Federico García Lorca returns to Granada

Texts: Yordanis Ricardo Pupo

Federico García Lorca arrived for the first time at the Residencia de Estudiantes (Student Residence) in Madrid in 1919, as a law student, and never again moved away from that "factory of intellectuals." Until his death in 1936, he went from being one of the occupants of the rooms for the students to being a lecturer in the refined hall where he claimed to have attended "about a thousand lectures".

La Residencia (the student residence) was "one of the most vivid and fruitful experiences of creation, and scientific and artistic exchange of the interwar period in Europe; a house open to creation, thought and interdisciplinary dialogue from which emerged many of the most prominent figures of the twentieth-century Spanish culture.”

Now this legacy returns definitively to Granada, to stay in the fantastic building built expressly to house the funds of the Lorca Foundation. Federico says goodbye again to the Residencia and does so with the exhibition Una habitación propia. Federico García Lorca en la Residencia de Estudiantes. 1919-1936 (A room of his own.

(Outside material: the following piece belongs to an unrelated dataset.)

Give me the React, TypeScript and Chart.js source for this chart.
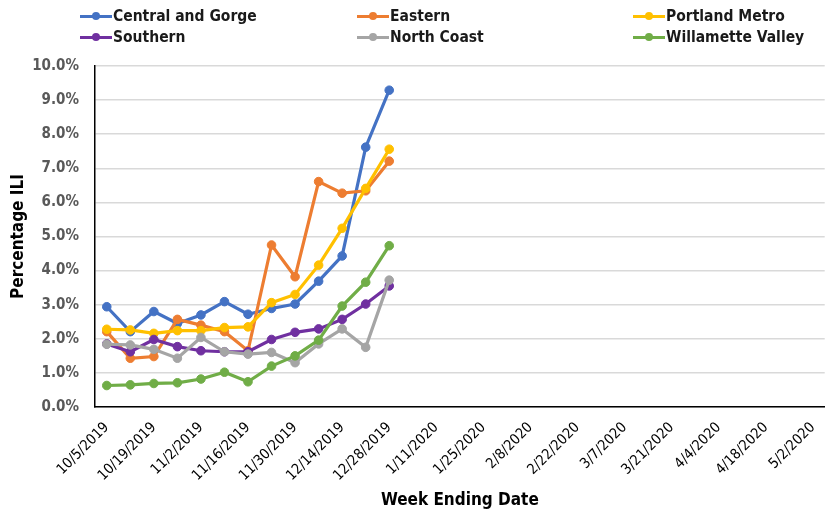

Federico García Lorca at the Student Residence. 1919-1936.)

To this has been added the reopening, after six months of rehabilitation, of the house-museum Huerta de San Vicente, the summer residence of the Lorca family between 1926 and 1936, in which the playwright also wrote his Así que pasen cinco años, Bodas de sangre y Yerma, and where he stayed in the days before his arrest and murder, in August 1936, at the beginning of the Spanish Civil War.

Both actions are included in the Año Lorca (the Lorca Year,) organized by the City of Granada to celebrate the 120th birthday of the most universal Andalusian poet.